Page 66, line 9. When at Eastwell, a few years ago, the rector told me an interesting story of Mr. Barham, the author of the Ingoldsby Legends. He was a keen and popular sportsman in Kent, and had almost a general carte blanche to sport where he pleased, but this did not extend to Eastwell, though, apparently unknown to himself, he was found trespassing on that property. At the time this occurred, Colonel Finch-Hatton [so called through marriage of his ancestor Daniel, second Earl of Nottingham, with a daughter of Lord Hatton] was residing at Eastwell, and hearing the sound of a gun in an unexpected quarter, he made his way towards the spot. On his arrival there he found Mr. Barham, with a friend. Angry and indignant that gentlemen should be found thus trespassing, he at once accosted them, and demanded by what right they were sporting on that land.
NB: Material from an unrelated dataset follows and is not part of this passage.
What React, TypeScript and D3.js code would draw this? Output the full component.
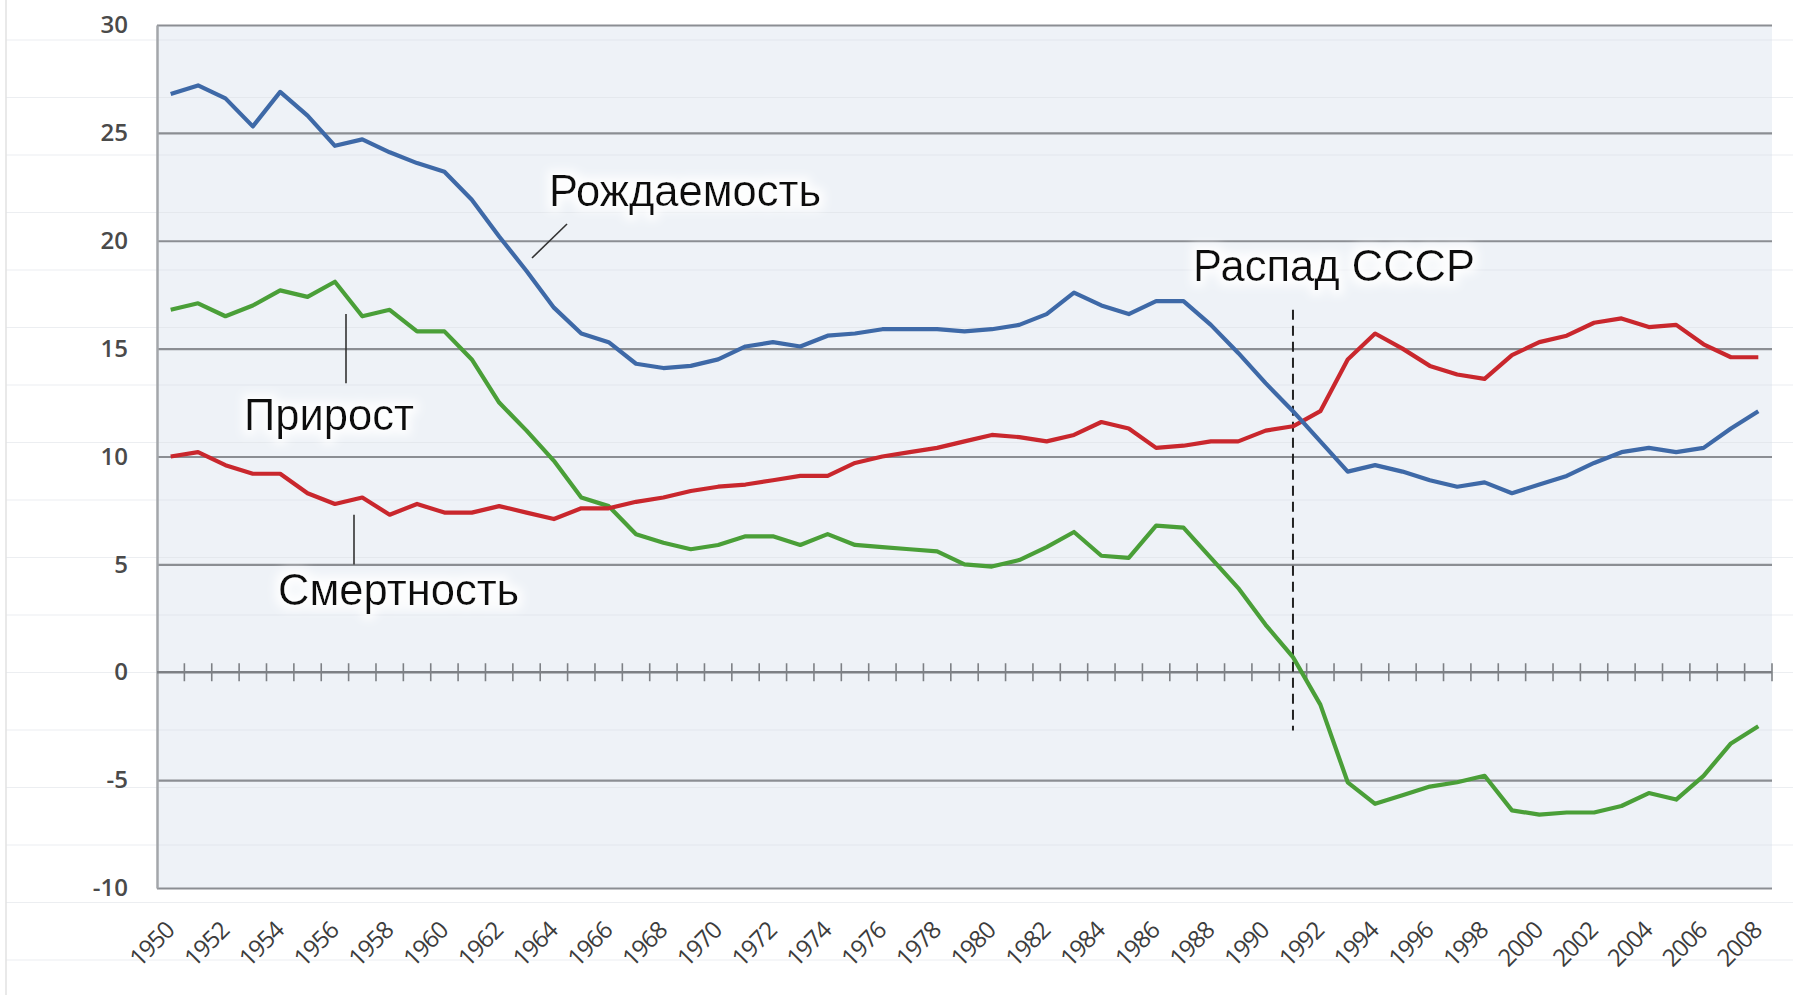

This sharp demand aroused Mr. Barham, who at once retorted, "What right, sir, have you to ask!" To which the Colonel replied, "This is Eastwell property, and I am Colonel Finch-Hatton." With wonderful quickness of wit Barham immediately replied, "I beg your pardon, sir; I am" [suiting the action to the word] "Mr. Hat-off." This so pleased the Colonel, that on learning who he was, he at once requested him to go on with his sport and enjoyment.

Page 66, line 17. Married, in 1862, Emily Dudley, daughter and co-heir of Josiah Perrin, of Davenham, Cheshire, cousin of Sir John Perring, of Membland, Co. Devon.